Stupid is as Stupid Does
December 27, 2008
While researching the article that you are now reading, I found it difficult to determine who possessed the least amount of intelligence - the victim, 43-year-old Cynthia Lynch, or those who allegedly recruited her into their group, claiming to be members of the Ku Klux Klan (KKK). Normally I would never censure or be reproachful toward a homicide victim, but in this case, as you will see, I have to call into question the mental reasoning that led Lynch, who was from Tulsa, Oklahoma, to allow herself to be recruited - over the Internet, no less - into the ranks of a Louisiana hate group. The bad decision ultimately cost Lynch her life. Nonetheless, it is just so difficult to understand why a normal, reasoning adult would want to associate with a group as despicable as the KKK, or even with one of its offshoots.
After communicating with the hate group's representatives via the group's Website, it is believed that Lynch made her way by bus to Louisiana during the latter part of the first week of November 2008. When she arrived in Slidell - presumably sometime on or around Saturday, November 8, 2008 - located off Interstate 10 a few miles southwest of Pearl River, Lynch was met by two members of the group that called itself the Sons of Dixie and, alternatively, the Dixie Brotherhood. According to the Southern Poverty Law Center, the group was also known as the Southern White Knights of the Ku Klux Klan. All of the different names that the group went by only served to further confuse the situation, in part by showing that they did not know what to call themselves. Regardless of whether the group was an official KKK branch or not, Lynch was promptly taken to a campground in a remote area where she was to have been initiated into the group and, it is believed, endured nearly 24 hours of initiation rites.
According to the police, the initiation ritual consisted of chanting, shaving Lynch's head, and "running around in the woods" all night with lighted torches. Instead of finishing the ritual because she had reportedly become homesick for Oklahoma, Lynch asked to be taken back to Slidell so that she could catch a bus home prior to becoming an official member, and an argument ensued. The group's leader, Raymond "Chuck" Foster, 44, from Bogalusa, Louisiana, which was known as a hotbed of KKK activity in the 1960s, allegedly shot and killed Lynch because of the argument. Some group members allegedly dumped her body into a ditch and covered it with brush near the community of Sun, located approximately 55 miles north of New Orleans in St. Tammany parish near the Mississippi state line, not far from where the initiation ritual was to have occurred, and other members helped destroy evidence - in part by burning Lynch's belongings.

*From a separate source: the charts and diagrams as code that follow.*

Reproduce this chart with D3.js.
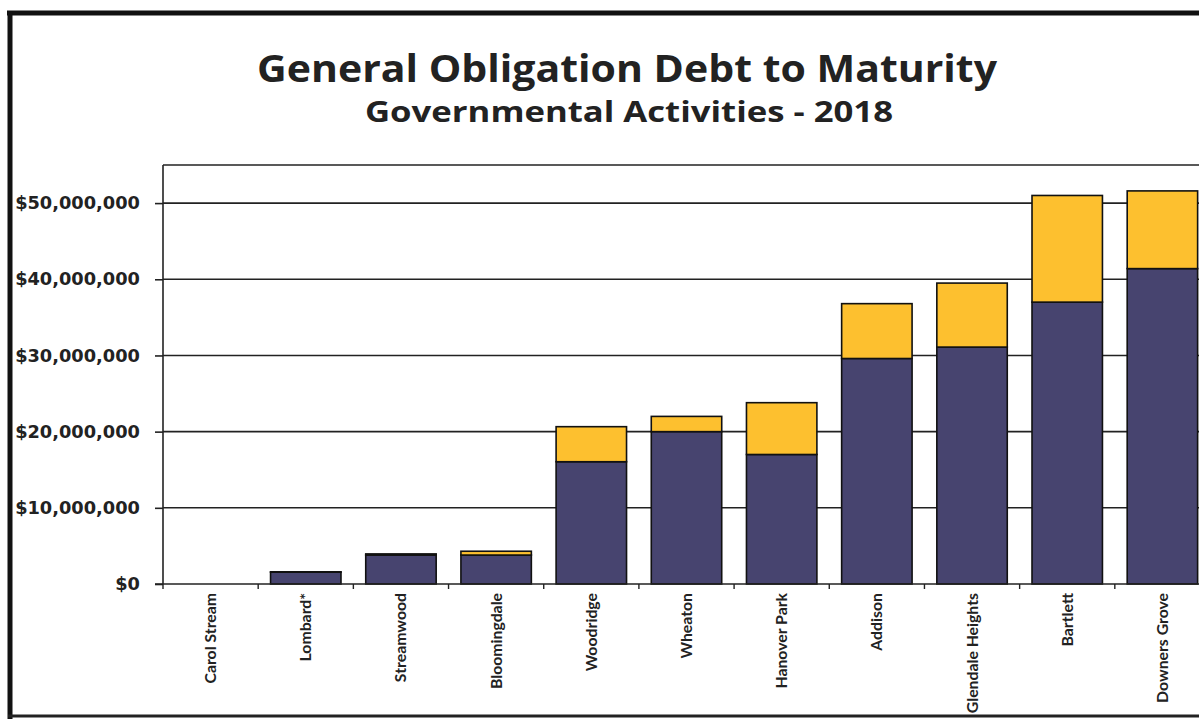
<!DOCTYPE html>
<html>
<head>
<meta charset="utf-8">
<script src="https://cdn.jsdelivr.net/npm/d3@7"></script>
<style>
  html, body { margin: 0; padding: 0; background: #fff; }
  svg { display: block; }
</style>
</head>
<body>
<svg id="chart" width="1199" height="719"></svg>
<script>
// ---- data (values in dollars) ----
const categories = ["Carol Stream", "Lombard*", "Streamwood", "Bloomingdale", "Woodridge", "Wheaton",
                    "Hanover Park", "Addison", "Glendale Heights", "Bartlett", "Downers Grove"];
const principal = [0, 1550000, 3800000, 3800000, 16050000, 20000000, 17000000, 29600000, 31100000, 37000000, 41400000];
const interest  = [0, 50000, 150000, 500000, 4600000, 2000000, 6800000, 7200000, 8400000, 14000000, 10200000];
const yTicks = [0, 10000000, 20000000, 30000000, 40000000, 50000000];
const seriesNames = ["principal", "interest"];
const seriesColors = ["#47446f", "#fdc02f"];
const titleText = "General Obligation Debt to Maturity";
const subtitleText = "Governmental Activities - 2018";

(function () {
const svg = d3.select("#chart");
const W = 1199, H = 719;

// outer frame
svg.append("line").attr("x1", 7).attr("x2", W).attr("y1", 13).attr("y2", 13)
  .attr("stroke", "#111").attr("stroke-width", 5);
svg.append("line").attr("x1", 10).attr("x2", 10).attr("y1", 11).attr("y2", H)
  .attr("stroke", "#111").attr("stroke-width", 5);
svg.append("line").attr("x1", 8).attr("x2", W).attr("y1", 716).attr("y2", 716)
  .attr("stroke", "#222").attr("stroke-width", 3);

// titles
svg.append("text").attr("x", 627).attr("y", 82).attr("text-anchor", "middle")
  .attr("font-family", "Open Sans, sans-serif").attr("font-weight", "bold").attr("font-size", 38)
  .attr("fill", "#222").attr("textLength", 740).attr("lengthAdjust", "spacingAndGlyphs")
  .text(titleText);
svg.append("text").attr("x", 629).attr("y", 122).attr("text-anchor", "middle")
  .attr("font-family", "Open Sans, sans-serif").attr("font-weight", "bold").attr("font-size", 29)
  .attr("fill", "#222").attr("textLength", 528).attr("lengthAdjust", "spacingAndGlyphs")
  .text(subtitleText);

// scales
const pLeft = 163, pRight = 1210, pTop = 165, pBottom = 584;
const x = d3.scaleBand().domain(categories).range([pLeft, pRight]).paddingInner(0.26).paddingOuter(0.13);
const y = d3.scaleLinear().domain([0, 55000000]).range([pBottom, pTop]);

// gridlines
const g = svg.append("g");
g.selectAll("line.grid").data(yTicks.filter(d => d > 0)).join("line")
  .attr("class", "grid")
  .attr("x1", pLeft).attr("x2", W).attr("y1", d => y(d)).attr("y2", d => y(d))
  .attr("stroke", "#222").attr("stroke-width", 1.6);
// plot top border
g.append("line").attr("x1", pLeft).attr("x2", W).attr("y1", pTop).attr("y2", pTop)
  .attr("stroke", "#222").attr("stroke-width", 1.6);

// stacked bars
const rows = categories.map((c, i) => ({ cat: c, principal: principal[i], interest: interest[i] }));
const stack = d3.stack().keys(seriesNames)(rows);
stack.forEach((layer, li) => {
  g.append("g").selectAll("rect").data(layer).join("rect")
    .attr("x", d => x(d.data.cat))
    .attr("width", x.bandwidth())
    .attr("y", d => y(d[1]))
    .attr("height", d => Math.max(0, y(d[0]) - y(d[1])))
    .attr("fill", seriesColors[li])
    .attr("stroke", d => (d[1] - d[0]) > 0 ? "#111" : "none")
    .attr("stroke-width", 1.6);
});

// y axis
const yAxis = d3.axisLeft(y).tickValues(yTicks).tickSize(8).tickPadding(14)
  .tickFormat(d => "$" + d3.format(",")(d));
const ya = svg.append("g").attr("transform", `translate(${pLeft},0)`).call(yAxis);
ya.select(".domain").attr("stroke", "#222").attr("stroke-width", 1.6)
  .attr("d", `M0,${pTop}V${pBottom}`);
ya.selectAll(".tick line").attr("stroke", "#222").attr("stroke-width", 1.6);
ya.selectAll(".tick text").attr("font-family", "DejaVu Sans, sans-serif").attr("font-weight", "bold")
  .attr("font-size", 17.8).attr("fill", "#222").attr("x", -23);

// x axis
const xa = svg.append("g").attr("transform", `translate(0,${pBottom})`);
xa.append("line").attr("x1", pLeft - 8).attr("x2", W).attr("y1", 0).attr("y2", 0)
  .attr("stroke", "#222").attr("stroke-width", 1.6);
const boundaries = categories.map(c => x(c) - x.step() * x.paddingInner() / 2);
xa.selectAll("line.tk").data(boundaries).join("line").attr("class", "tk")
  .attr("x1", d => d).attr("x2", d => d).attr("y1", 0).attr("y2", 5)
  .attr("stroke", "#222").attr("stroke-width", 1.4);
xa.selectAll("text.lbl").data(categories).join("text").attr("class", "lbl")
  .attr("transform", d => `translate(${x(d) + x.bandwidth() / 2},9) rotate(-90)`)
  .attr("text-anchor", "end").attr("dy", "0.35em")
  .attr("font-family", "Lato, sans-serif").attr("font-weight", "bold").attr("font-size", 15.8)
  .attr("fill", "#222")
  .text(d => d);
})();
</script>
</body>
</html>
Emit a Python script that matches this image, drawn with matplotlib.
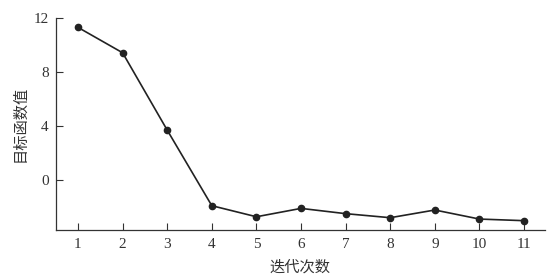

Investigators with the St. Tammany Sheriff's Department first became aware that something was terribly amiss when they received a call from a concerned convenience store clerk in Bogalusa who reported that two individuals, one of whom was Foster's son but both of whom he had recognized, had walked into the store and asked if the clerk knew how to remove bloodstains from clothing. With information obtained from the clerk, investigators were able to locate the two individuals and promptly arrested them. The arrest and communication with the individuals led the cops to several other members of the group who were still at the campsite. The investigators informed them via telephone that they were on their way to the campsite as part of an investigation. Surprisingly, the Sons of Dixie members waited for the cops to arrive.